From the tiniest decisions to the largest ones, every decision requires numerous sub-decisions. Even something as simple as what restaurant to go to requires making decisions about how much time to spend on the decision, which information to heed (my own past experience, reviews, word of mouth?), and so on.
If you try to think it all out, you get stuck. If that's true of figuring out where to eat out, it is far truer of bigger decisions: choices of how to start a business or career, how to navigate a relationship, how to relate to yourself.
It's true that in real life we simply cut the decision-making process short for lack of time. But in theory we would like to know on what basis we cut it short. How should we think about how we make decisions -- including the decision of when to cut the decision-making process short?
Spiritual realization gives the whole discussion a massive twist.
nonduality is not opposed to duality
For Reality — aka the Self — the “realization” of which is "enlightenment" — is nondual, but nonduality is not opposed to duality. It is not a separate realm; rather, it is that which is beyond the realm of separation, of concepts, of duality. It is so beyond that realm that it co-exists quite comfortably with it, in and through it, over and around it. It underlies it.
Which brings me to an intriguing notion that I am playing with right now. My hypothesis is this: though the intellect is not opposed to nonduality, it may be the case that a certain species of thinking is opposed to it. And that species I shall call means-end thinking. To do this in order to do that. That’s means-end thinking. Means-end thinking is incredibly useful for many things in life: for survival, mainly, and for understanding in many realms.
How can you make decisions to help someone who doesn't exist?
The problem is that if you take means-end thinking to its logical end, one goal is a means for another, and that for a third, and so on. Life is actually a pyramid of such goals which link to a central purpose. The problem is that that central purpose — which obviously differs from person to person — cannot sensibly exist with the experience of nonduality. Why is that?

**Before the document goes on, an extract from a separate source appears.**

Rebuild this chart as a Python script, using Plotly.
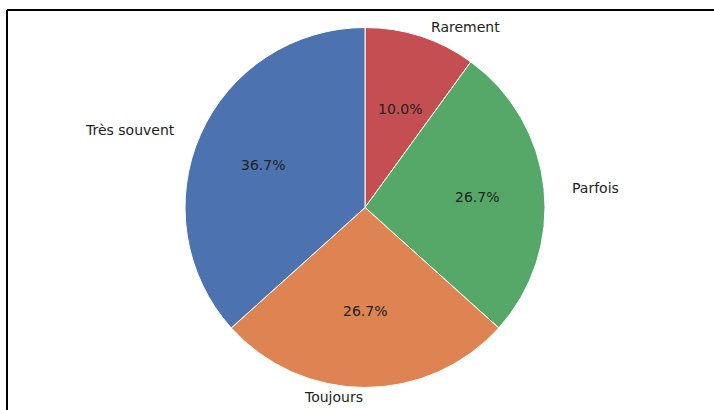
import numpy as np
import plotly.graph_objects as go

# Response categories and counts (30 responses in total)
labels = ["Très souvent", "Toujours", "Parfois", "Rarement"]
counts = [11, 8, 8, 3]
colors = ["#4C72B0", "#DD8452", "#55A868", "#C44E52"]

W, H = 714, 410
cx, cy = 365.0, 207.5      # pie centre in pixels (from top-left)
r = 180.0                  # pie radius in pixels
rx_txt, ry_txt = 187.0, 172.5  # radii used to place the texts

def px(x):
    return x / W

def py(y):
    return 1 - y / H

# Slices run counterclockwise from 12 o'clock; plotly draws them clockwise
# from 12 o'clock, so the order is reversed for the trace.
fig = go.Figure()
fig.add_trace(go.Pie(
    labels=labels[::-1],
    values=counts[::-1],
    sort=False,
    direction="clockwise",
    rotation=0,
    marker=dict(colors=colors[::-1], line=dict(color="white", width=1)),
    textinfo="none",
    hoverinfo="label+percent",
    showlegend=False,
    domain=dict(x=[px(cx - r), px(cx + r)], y=[py(cy + r), py(cy - r)]),
))

# Category labels outside the pie and percentages inside, placed like matplotlib's autopct
vals = np.array(counts, dtype=float)
total = vals.sum()
cum = np.cumsum(vals)
mid_deg = 90 + 360 * (cum - vals / 2) / total
annotations = []
font = dict(family="DejaVu Sans", size=14, color="#222222")
for lab, v, a in zip(labels, vals, mid_deg):
    c, s = np.cos(np.radians(a)), np.sin(np.radians(a))
    lx = cx + 1.1 * rx_txt * c
    ly = cy - 1.1 * ry_txt * s
    annotations.append(dict(
        x=px(lx), y=py(ly), xref="paper", yref="paper",
        text=lab, showarrow=False, font=font,
        xanchor="left" if c > 0 else "right", yanchor="middle",
    ))
    tx = cx + 0.6 * rx_txt * c
    ty = cy - 0.6 * ry_txt * s
    annotations.append(dict(
        x=px(tx), y=py(ty), xref="paper", yref="paper",
        text=f"{100 * v / total:.1f}%", showarrow=False, font=font,
        xanchor="center", yanchor="middle",
    ))

# Frame lines along the top and left edges
shapes = [
    dict(type="line", xref="paper", yref="paper",
         x0=px(7), y0=py(10), x1=1.0, y1=py(10),
         line=dict(color="black", width=2)),
    dict(type="line", xref="paper", yref="paper",
         x0=px(7), y0=py(10), x1=px(7), y1=0.0,
         line=dict(color="black", width=2)),
]

fig.update_layout(
    width=W, height=H,
    margin=dict(l=0, r=0, t=0, b=0),
    paper_bgcolor="white",
    plot_bgcolor="white",
    annotations=annotations,
    shapes=shapes,
)

fig.write_html("out.html")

Any such central purpose depends on the notion of your existence as a separate self: i.e. the "ego." The ego does not vanish in nonduality, but it is transformed. It is “burned,” it becomes defanged, it becomes a mere instrument. These are true at one level, but at another level it does disappear. For it can no longer coherently serve as that central point from which all other purposes in life flow.
We cannot build our decisions, from the question of which restaurant to visit to the questions of career and mate, on something we know to be an illusion. We cannot build our house on sand.

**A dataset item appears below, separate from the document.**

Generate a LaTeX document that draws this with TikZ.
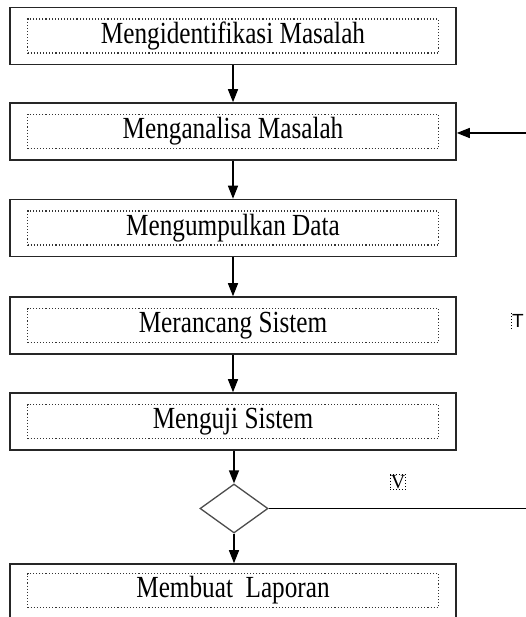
\documentclass[tikz,border=0pt]{standalone}
\usepackage{fontspec}
\setmainfont{Liberation Serif}
\newfontfamily\labelfont{Liberation Sans}
\usetikzlibrary{shapes.geometric,arrows.meta}

\newcommand{\tinggi}[1]{\scalebox{0.97}[1.18]{#1}}

\begin{document}
\begin{tikzpicture}[x=1pt,y=-1pt,
  stepbox/.style={draw=black!85, line width=1.6pt, minimum width=446pt, minimum height=57pt, inner sep=0pt},
  steptext/.style={draw=black!80, dotted, line width=1.1pt, minimum width=411pt, minimum height=34pt, inner sep=0pt, font=\fontsize{26}{26}\selectfont},
  decision/.style={draw=black!70, line width=1.3pt, diamond, minimum width=68pt, minimum height=49pt, inner sep=0pt},
  arus/.style={-{Triangle[width=10pt,length=13pt]}, line width=1.3pt}]
\useasboundingbox (0,0) rectangle (526,617);
\clip (0,0) rectangle (526,617);

% langkah-langkah
\node [stepbox] (identifikasi) at (233,36) {};
\node [steptext] (identifikasi-isi) at (identifikasi) {\tinggi{Mengidentifikasi Masalah}};
\node [stepbox] (analisa) at (233,131.5) {};
\node [steptext] (analisa-isi) at (analisa) {\tinggi{Menganalisa Masalah}};
\node [stepbox] (kumpul) at (233,228) {};
\node [steptext] (kumpul-isi) at (kumpul) {\tinggi{Mengumpulkan Data}};
\node [stepbox] (rancang) at (233,325.5) {};
\node [steptext] (rancang-isi) at (rancang) {\tinggi{Merancang Sistem}};
\node [stepbox] (uji) at (233,421.5) {};
\node [steptext] (uji-isi) at (uji) {\tinggi{Menguji Sistem}};
\node [decision] (keputusan) at (234,508.5) {};
\node [stepbox] (laporan) at (233,592.5) {};
\node [steptext] (laporan-isi) at (233,590.5) {\tinggi{Membuat~~Laporan}};

% label
\node [font=\labelfont\fontsize{19}{19}\selectfont, inner sep=1pt] (tlabel) at (518,321) {T};
\draw [dotted, line width=1pt] (tlabel.north west) -- (tlabel.south west);
\node [draw, dotted, line width=1pt, font=\fontsize{20}{20}\selectfont, inner sep=0.5pt] (vlabel) at (398,482) {V};

% alur
\coordinate (masuk) at (526,133);
\coordinate (keluar) at (526,508.5);
\draw [arus] (identifikasi) -- (analisa);
\draw [arus] (analisa) -- (kumpul);
\draw [arus] (kumpul) -- (rancang);
\draw [arus] (rancang) -- (uji);
\draw [arus] (uji.south -| keputusan.north) -- (keputusan.north);
\draw [arus] (keputusan.south) -- (keputusan.south |- laporan.north);
\draw [arus] (masuk) -- (masuk -| analisa.east);
\draw [line width=1.3pt] (keputusan.east) -- (keluar);
\end{tikzpicture}
\end{document}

We want to see ourselves as a unified decider, but we aren't the decider at all
The problem is: how can we believe in a common purpose and unified decision-making when the person whom that purpose serves, that is, the one who chooses, the doer, the agent, the actor -- is shown to be a mirage? There is a strange trap here. "I can't go on. I'll go on," says Samuel Beckett in his novel, The Unnamable. This is something like our predicament.

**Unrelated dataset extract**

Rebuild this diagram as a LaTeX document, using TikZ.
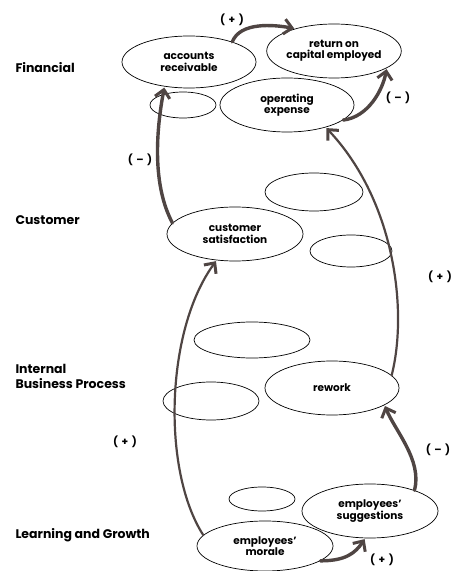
\documentclass[tikz,border=0pt]{standalone}
\usepackage{fontspec}
\setmainfont{Poppins}
\usetikzlibrary{shapes.geometric,arrows.meta}
\definecolor{arrowc}{HTML}{4F4543}
\tikzset{
  oval/.style={ellipse, draw=black, line width=0.7pt, inner sep=0pt, align=center,
    font=\bfseries\fontsize{10.5}{11.5}\selectfont},
  persp/.style={anchor=west, align=left, font=\bfseries\fontsize{12.5}{15}\selectfont},
  sign/.style={font=\bfseries\fontsize{10.5}{12}\selectfont},
  link/.style={draw=arrowc, line width=3.4pt, line cap=round,
    -{Straight Barb[length=8pt,width=15pt,line width=3pt]}, shorten >=1pt},
  longlink/.style={link, line width=2.2pt}
}
\begin{document}
\begin{tikzpicture}[x=1pt,y=1pt]
\useasboundingbox (0,0) rectangle (458,571);
% perspectives
\node[persp] (fin) at (12,503) {Financial};
\node[persp] (cus) at (12,351) {Customer};
\node[persp] (ibp) at (12,195) {Internal\\Business Process};
\node[persp] (lg) at (12,36) {Learning and Growth};
% ellipses
\node[oval, minimum width=134pt, minimum height=52pt] (ar) at (189,509) {accounts\\receivable};
\node[oval, minimum width=134pt, minimum height=54pt] (roce) at (334,520) {return on\\capital employed};
\node[oval, minimum width=66pt, minimum height=26pt] (e1) at (183,466) {};
\node[oval, minimum width=134pt, minimum height=54pt] (opex) at (287,466) {operating\\expense};
\node[oval, minimum width=98pt, minimum height=38pt] (e2) at (314,379) {};
\node[oval, minimum width=136pt, minimum height=54pt] (cs) at (235,337) {customer\\satisfaction};
\node[oval, minimum width=82pt, minimum height=32pt] (e3) at (351,320) {};
\node[oval, minimum width=116pt, minimum height=36pt] (e4) at (252,231) {};
\node[oval, minimum width=134pt, minimum height=54pt] (rw) at (332,183) {rework};
\node[oval, minimum width=96pt, minimum height=38pt] (e5) at (211,170) {};
\node[oval, minimum width=66pt, minimum height=24pt] (e6) at (262,72) {};
\node[oval, minimum width=136pt, minimum height=54pt] (es) at (370,60) {employees'\\suggestions};
\node[oval, minimum width=136pt, minimum height=50pt] (em) at (265,25) {employees'\\morale};
% signs
\node[sign] (s1) at (232,551) {(\,\,+\,\,)};
\node[sign] (s2) at (140,411) {(\,\,–\,\,)};
\node[sign] (s3) at (398,473) {(\,\,–\,\,)};
\node[sign] (s4) at (440,294) {(\,\,+\,\,)};
\node[sign] (s5) at (125,129) {(\,\,+\,\,)};
\node[sign] (s6) at (438,121) {(\,\,–\,\,)};
\node[sign] (s7) at (382,11) {(\,\,+\,\,)};
% links
\draw[link] (ar.25) .. controls +(8,20) and +(-22,4) .. (roce.150);
\draw[link] (opex.-15) .. controls +(25,3) and +(-4,-22) .. (roce.-18);
\draw[link] (cs.170) .. controls (150,390) and (158,450) .. (ar.-135);
\draw[longlink] (rw.12) .. controls (408,260) and (395,370) .. (opex.-30);
\draw[longlink] (em.170) .. controls (162,100) and (165,240) .. (cs.-125);
\draw[link] (es.25) .. controls +(8,30) and +(10,-25) .. (rw.-18);
\draw[link] (em.-15) .. controls +(25,0) and +(-10,-15) .. (es.-100);
\end{tikzpicture}
\end{document}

With the realization of who you really are, of true nondual experience, a thread has been pulled that slowly unravels that entire mode of being, a change that slowly ripples from the top, or the center, outward.
I believe intellect is still called into play, but it then becomes an instrument of…something else. One still seems to engage in means-end thinking in limited domains but at the behest of something which is itself not an end, which is not a central purpose, which cannot even be said to be "play." Means-end thinking cannot be used to organize one's life anymore.
People often ask: if the Self is beyond individuality, if our sense of ourselves as separate is “merely an illusion,” why do anything? There are many answers to that question, but one is: there is no reason to do anything. There is no reason not to do anything. But things happen regardless, reasonlessly, but not arbitrarily or randomly, using the intellect but not depending on it to supply any kind of coherent purpose, for no such thing is available. So how do decisions get made?
When the mind is quiet, they simply do get made. And when we see the fact of our own non-doing, the mind gets quiet. And yet from the quietness, thought can emerge spontaneously.
And so it is not the end of thinking, it is not the end of trying to figure out, it is not the end of puzzles. Not at all. Perhaps what slowly disappears is not means-end thinking, but one version of it. It dies and reincarnates as something related but different.